Now I know from my marketing classes in college, that it is easy
to play on people’s insecurities, their need to feel beautiful
or handsome, or popular. What then are the forces that make us feel
“less than” and thus susceptible to this man-made yardstick
of success?
There seem to be a few easily definable
social influences that create the kind of yardsticks that can make
one feel out of it, not “in”. Beauty is constantly being
defined and re-defined to keep one off balance. Trends are set,
fashions created and changed again and again. Money has been used
as a yardstick, but how does it work when some folks are paid millions
of dollars to act or play a game, when others labor to provide food
and make nothing? These are all external yardsticks and the pursuit
of things to fulfill that criteria of material success takes a huge
amount of resources to create and a huge amount of energy to create
and transport. They also take a huge amount of space to store or
to dispose of when they are no longer in vogue or the newness has
worn off.
There is more to the story about
why we are made to feel less than whole, less than connected even
among our species. One group wanting the resources of another must
demean or disenfranchise the other in order to justify their taking.

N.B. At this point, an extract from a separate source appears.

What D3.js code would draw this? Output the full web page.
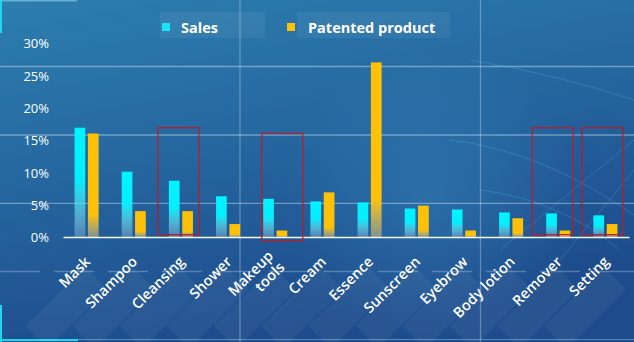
<!DOCTYPE html>
<html>
<head>
<meta charset="utf-8">
<script src="https://cdn.jsdelivr.net/npm/d3@7"></script>
<style>
html,body{margin:0;padding:0;background:#22619c;}
svg{display:block;}
text{font-family:"Open Sans","Noto Sans",sans-serif;}
</style>
</head>
<body>
<svg id="chart" width="634" height="342"></svg>
<script>
const categories = ["Mask","Shampoo","Cleansing","Shower","Makeup tools","Cream","Essence","Sunscreen","Eyebrow","Body lotion","Remover","Setting"];
const seriesNames = ["Sales","Patented product"];
const salesValues = [16.9,10.1,8.7,6.3,5.9,5.5,5.35,4.4,4.25,3.8,3.65,3.35];
const patentValues = [16.0,4.0,4.0,2.0,1.0,6.9,27.0,4.85,1.0,2.9,1.0,2.0];
const yTicks = [0,5,10,15,20,25,30];
const highlighted = ["Cleansing","Makeup tools","Remover","Setting"];

const W = 634, H = 342;
const svg = d3.select("#chart");
const defs = svg.append("defs");

// background gradient
const bg = defs.append("linearGradient").attr("id","bg").attr("x1",0).attr("y1",0).attr("x2",0.35).attr("y2",1);
bg.append("stop").attr("offset",0).attr("stop-color","#2c7eae");
bg.append("stop").attr("offset",0.5).attr("stop-color","#25669f");
bg.append("stop").attr("offset",1).attr("stop-color","#1d4b8b");
svg.append("rect").attr("width",W).attr("height",H).attr("fill","url(#bg)");

// faint globe / network decoration
const glow = defs.append("radialGradient").attr("id","glow");
glow.append("stop").attr("offset",0).attr("stop-color","#4fb6e6").attr("stop-opacity",0.22);
glow.append("stop").attr("offset",1).attr("stop-color","#4fb6e6").attr("stop-opacity",0);
svg.append("circle").attr("cx",430).attr("cy",200).attr("r",150).attr("fill","url(#glow)");
const deco = svg.append("g").attr("fill","none").attr("stroke","#5fc6ee").attr("stroke-opacity",0.25).attr("stroke-width",1);
deco.append("path").attr("d","M470,60 Q560,75 634,100");
deco.append("path").attr("d","M450,140 Q540,150 634,215");
deco.append("path").attr("d","M500,250 L634,140");
deco.append("path").attr("d","M560,260 L634,170");
deco.append("path").attr("d","M480,190 Q560,200 620,250");

// background grid decoration lines
const gridG = svg.append("g").attr("stroke","#cfe4f3").attr("stroke-opacity",0.45).attr("stroke-width",1.3);
[66.5,135,203.3].forEach(y=>gridG.append("line").attr("x1",0).attr("x2",W).attr("y1",y).attr("y2",y));
gridG.append("line").attr("x1",0).attr("x2",W).attr("y1",271.5).attr("y2",271.5).attr("stroke-dasharray","40,14").attr("stroke-opacity",0.3);
[240,480.5].forEach(x=>gridG.append("line").attr("x1",x).attr("x2",x).attr("y1",0).attr("y2",H).attr("stroke-opacity",0.35));

// frame decorations
svg.append("rect").attr("x",0).attr("y",0).attr("width",77).attr("height",1.5).attr("fill","#8fd3ee").attr("opacity",0.6);
svg.append("rect").attr("x",0).attr("y",0).attr("width",2).attr("height",33).attr("fill","#22d6f0");
svg.append("rect").attr("x",0).attr("y",305).attr("width",2).attr("height",37).attr("fill","#22d6f0");
svg.append("rect").attr("x",0).attr("y",339).attr("width",78).attr("height",2).attr("fill","#22d6f0");
svg.append("rect").attr("x",78).attr("y",339).attr("width",W-78).attr("height",1).attr("fill","#9cc7e6").attr("opacity",0.5);

// scales
const x = d3.scaleBand().domain(categories).range([63,629]).paddingInner(0).paddingOuter(0);
const bw = x.bandwidth();
const xs = d3.scaleBand().domain(seriesNames).range([bw*0.245, bw*0.755]).paddingInner(0.2);
const y = d3.scaleLinear().domain([0,30]).range([237,43]);

// label background diamonds
const labelBg = svg.append("g");
categories.forEach(c=>{
  const cx = x(c)+bw/2;
  labelBg.append("rect")
    .attr("x",-66).attr("y",-15).attr("width",84).attr("height",32)
    .attr("transform",`translate(${cx-4},${290}) rotate(-45)`)
    .attr("fill","#ffffff").attr("opacity",0.05);
});

// gradients for bars
const gS = defs.append("linearGradient").attr("id","gSales").attr("x1",0).attr("y1",0).attr("x2",0).attr("y2",1);
gS.append("stop").attr("offset",0).attr("stop-color","#00f4ff");
gS.append("stop").attr("offset",0.48).attr("stop-color","#05eefc");
gS.append("stop").attr("offset",1).attr("stop-color","#b8dcef").attr("stop-opacity",0.3);
const gP = defs.append("linearGradient").attr("id","gPat").attr("x1",0).attr("y1",0).attr("x2",0).attr("y2",1);
gP.append("stop").attr("offset",0).attr("stop-color","#ffc107");
gP.append("stop").attr("offset",0.78).attr("stop-color","#ffc107");
gP.append("stop").attr("offset",1).attr("stop-color","#f3d070").attr("stop-opacity",0.45);
const fills = {"Sales":"url(#gSales)","Patented product":"url(#gPat)"};
const legendColors = {"Sales":"#19e6f5","Patented product":"#ffc107"};

// y axis labels
const yAxis = d3.axisLeft(y).tickValues(yTicks).tickFormat(d=>d+"%").tickSize(0).tickPadding(0);
const yg = svg.append("g").attr("transform","translate(49,0)").call(yAxis);
yg.select(".domain").remove();
yg.selectAll("text").attr("fill","#ffffff").attr("font-size",13).attr("dy","0.36em").attr("x",0);

// bars
const rows = categories.map((c,i)=>({c, vals:[{s:"Sales",v:salesValues[i]},{s:"Patented product",v:patentValues[i]}]}));
const bg2 = svg.append("g");
rows.forEach(r=>{
  bg2.selectAll(null).data(r.vals).enter().append("rect")
    .attr("x",d=>x(r.c)+xs(d.s))
    .attr("width",xs.bandwidth())
    .attr("y",d=>y(d.v))
    .attr("height",d=>y(0)-y(d.v))
    .attr("fill",d=>fills[d.s]);
});

// baseline x axis
const xAxis = d3.axisBottom(x).tickSize(0).tickFormat("");
const xg = svg.append("g").attr("transform",`translate(0,${y(0)})`).call(xAxis);
xg.select(".domain").attr("stroke","#ffffff").attr("stroke-width",1.5).attr("stroke-opacity",0.95);

// category labels
const lab = svg.append("g");
categories.forEach(c=>{
  const cx = x(c)+bw/2;
  const t = lab.append("text")
    .attr("transform",`translate(${cx+1},${259}) rotate(-45)`)
    .attr("text-anchor","end").attr("fill","#ffffff").attr("font-size",14.5).attr("font-weight",600);
  const parts = c==="Makeup tools" ? ["Makeup","tools"] : [c];
  const firstDy = parts.length>1 ? "-0.2em" : "0.35em";
  parts.forEach((p,i)=>{
    t.append("tspan").attr("x",0).attr("dy", i===0 ? firstDy : "1.1em").text(p);
  });
});

// highlight boxes (hand-placed annotation frames)
const boxShift = {"Cleansing":-2.5,"Makeup tools":7,"Remover":-5.5,"Setting":-3};
highlighted.forEach(c=>{
  const cx = x(c)+bw/2 + boxShift[c];
  const top = c==="Makeup tools" ? y(16.0) : y(16.9);
  const bottom = c==="Makeup tools" ? y(-0.6) : y(0.35);
  svg.append("rect")
    .attr("x",cx-20.5).attr("y",top)
    .attr("width",41).attr("height",bottom-top)
    .attr("fill","none").attr("stroke","#b41f2c").attr("stroke-width",1.3);
});

// legend
const legend = svg.append("g");
const legPos = [{bx:160,bw:105,mx:162,tx:181},{bx:297,bw:153,mx:287,tx:308}];
seriesNames.forEach((s,i)=>{
  const p = legPos[i];
  legend.append("rect").attr("x",p.bx).attr("y",12).attr("width",p.bw).attr("height",26).attr("fill","#ffffff").attr("opacity",0.06);
  legend.append("rect").attr("x",p.mx).attr("y",23).attr("width",8).attr("height",8).attr("fill",legendColors[s]);
  legend.append("text").attr("x",p.tx).attr("y",33).attr("fill","#ffffff").attr("font-size",14.5).attr("font-weight","bold").text(s);
});
</script>
</body>
</html>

This can cut along racial, ethnic, religious, sexual or even species
differences, but it doesn’t answer the why of it. How did
we get to this point of justification? Perhaps the key to this lack
of self-esteem, this disconnect of head and heart and home (Earth)
came at least on the part of Western man from religion and the idea
that we are all sinners, or that one group is the “chosen
people of God”.
The one thing that marketing and
religions have in common is the need to define our attitudes in
the head and not the heart, externally rather than internally. A
lot of things make less sense when viewed from the heart instead
of the head. I remember once sitting and listening to Corbin Harney,
a Western Shoshone spiritual elder. English was his second language
and as I listened, I moved between my heart and my head. When I
listened with my heart, he made total sense. When I listened with
my head, I couldn’t always follow his train of thought.

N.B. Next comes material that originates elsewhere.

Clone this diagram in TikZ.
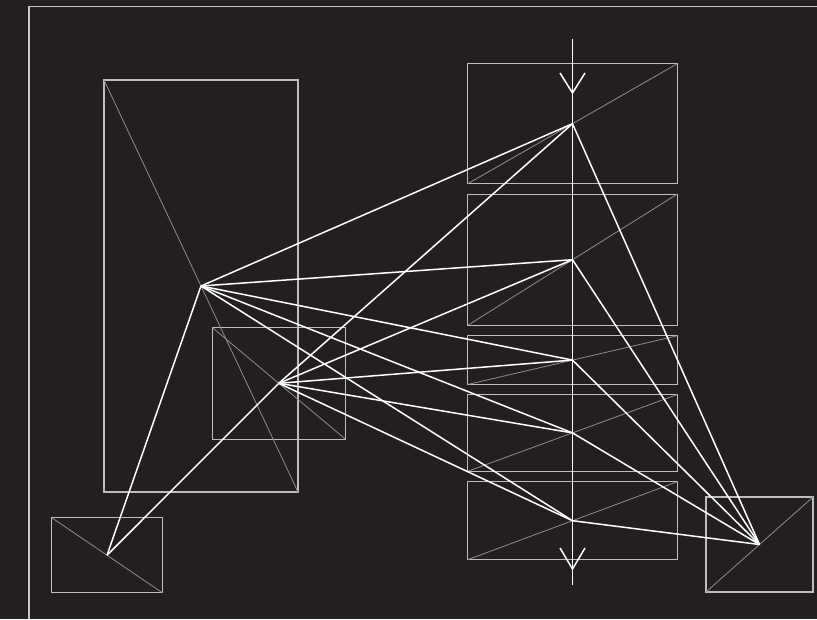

It is not just our relationship to
the Earth in regard to climate change that is “a moral, a
spiritual matter.” The relationship we have to ourselves also
influences how we act and interact with the world around us and
in turn impacts others and this home we share with all other life
forms. It is I believe “a moral and a spiritual matter”.
Tat Tvam Asi, thou art that, it is all one, it is all connected.

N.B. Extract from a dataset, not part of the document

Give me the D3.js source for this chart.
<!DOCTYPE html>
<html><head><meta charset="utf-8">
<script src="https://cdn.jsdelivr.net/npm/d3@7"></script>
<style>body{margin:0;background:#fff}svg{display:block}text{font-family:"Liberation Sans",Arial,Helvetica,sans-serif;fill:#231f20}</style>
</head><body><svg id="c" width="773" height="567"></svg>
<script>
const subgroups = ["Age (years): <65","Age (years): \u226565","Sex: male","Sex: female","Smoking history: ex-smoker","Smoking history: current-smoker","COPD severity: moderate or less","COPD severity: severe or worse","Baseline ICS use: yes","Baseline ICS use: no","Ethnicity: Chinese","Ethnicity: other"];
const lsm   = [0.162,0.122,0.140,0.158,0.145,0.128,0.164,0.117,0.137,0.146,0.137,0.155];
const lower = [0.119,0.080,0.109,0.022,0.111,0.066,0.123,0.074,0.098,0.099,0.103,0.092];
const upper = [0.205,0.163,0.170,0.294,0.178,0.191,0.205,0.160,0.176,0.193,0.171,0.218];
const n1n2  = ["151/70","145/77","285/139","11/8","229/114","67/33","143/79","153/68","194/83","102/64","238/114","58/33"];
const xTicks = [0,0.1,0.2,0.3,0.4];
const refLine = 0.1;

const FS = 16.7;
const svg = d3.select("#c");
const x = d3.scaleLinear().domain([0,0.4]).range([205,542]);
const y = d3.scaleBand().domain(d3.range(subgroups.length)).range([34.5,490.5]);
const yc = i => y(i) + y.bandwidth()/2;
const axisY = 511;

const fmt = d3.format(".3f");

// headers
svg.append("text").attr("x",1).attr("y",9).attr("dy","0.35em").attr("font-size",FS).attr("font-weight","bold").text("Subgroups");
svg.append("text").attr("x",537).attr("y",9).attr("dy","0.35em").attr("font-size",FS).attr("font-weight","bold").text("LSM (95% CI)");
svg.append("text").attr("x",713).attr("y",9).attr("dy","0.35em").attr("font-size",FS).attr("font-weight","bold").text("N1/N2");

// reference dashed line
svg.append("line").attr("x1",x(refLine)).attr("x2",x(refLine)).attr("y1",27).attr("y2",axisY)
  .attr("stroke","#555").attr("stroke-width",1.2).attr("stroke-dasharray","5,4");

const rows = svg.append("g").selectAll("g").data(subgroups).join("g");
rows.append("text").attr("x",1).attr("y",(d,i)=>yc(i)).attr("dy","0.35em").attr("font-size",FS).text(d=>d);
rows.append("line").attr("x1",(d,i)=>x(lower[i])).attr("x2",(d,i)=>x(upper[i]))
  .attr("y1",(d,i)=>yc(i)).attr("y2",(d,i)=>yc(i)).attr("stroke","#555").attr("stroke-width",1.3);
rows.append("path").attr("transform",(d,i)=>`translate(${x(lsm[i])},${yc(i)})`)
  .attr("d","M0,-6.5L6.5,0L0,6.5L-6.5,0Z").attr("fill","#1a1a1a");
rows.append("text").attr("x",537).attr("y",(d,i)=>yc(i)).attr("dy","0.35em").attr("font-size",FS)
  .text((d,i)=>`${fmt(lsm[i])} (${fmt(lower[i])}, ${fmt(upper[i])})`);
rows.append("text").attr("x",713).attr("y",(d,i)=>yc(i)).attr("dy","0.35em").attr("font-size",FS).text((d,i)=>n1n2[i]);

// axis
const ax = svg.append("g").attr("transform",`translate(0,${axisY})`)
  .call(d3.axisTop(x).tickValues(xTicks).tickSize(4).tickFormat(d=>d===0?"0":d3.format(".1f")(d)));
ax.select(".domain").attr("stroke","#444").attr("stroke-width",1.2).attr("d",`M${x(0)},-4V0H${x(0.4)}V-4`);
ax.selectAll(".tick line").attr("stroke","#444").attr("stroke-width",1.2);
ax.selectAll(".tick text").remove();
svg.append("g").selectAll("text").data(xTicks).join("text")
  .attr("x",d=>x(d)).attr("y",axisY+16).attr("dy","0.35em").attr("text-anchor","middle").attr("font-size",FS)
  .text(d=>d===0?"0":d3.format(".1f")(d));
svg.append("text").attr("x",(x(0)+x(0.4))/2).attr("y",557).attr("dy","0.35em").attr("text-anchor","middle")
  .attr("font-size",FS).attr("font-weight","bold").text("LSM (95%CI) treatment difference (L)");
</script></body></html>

Now there’s a different yardstick by which to measure things
and one’s actions.
The planting of the garlic was a
simple act that connected me to the garlic and to the Earth, to
the soil, to the humus, the worms, the shovel and the wheelbarrow,
to my mule. That simple act brought forth not only a sense of success
and a host of benefits, but a much deeper connection to the world
around me. I wrote one of my sisters about the planting of the garlic
and this was her reply.
“Your garlic planting is
a perfect example of mindful living. I think it was on Sunday's
60 Minutes program that they did a feature on some preacher who
makes people believe that they are good, and God loves them, so
they should be successful and wealthy. One more twist on that same
awful line which feeds the push for more and more consumption. And
there are always studies finding that riches and happiness don't
go hand-in hand at all. I love the stories about people in Micronesia
who live in their boats mostly, and don't even have words for time
or want, or even how old they might be. They are healthy, loving,
and very good stewards of the earth because they only catch fish
when they are hungry, or gather fruit if they come upon it, but
don't want to possess anything because it hampers their nomadic
way of life. God must really love them a lot. ………..”!
A different yardstick, a different
measure of what it means to be successful coming from the heart,
will result in a far different outcome from the world that we have
created for ourselves and future generations. Perhaps something
as simple as planting one’s garlic in the fall.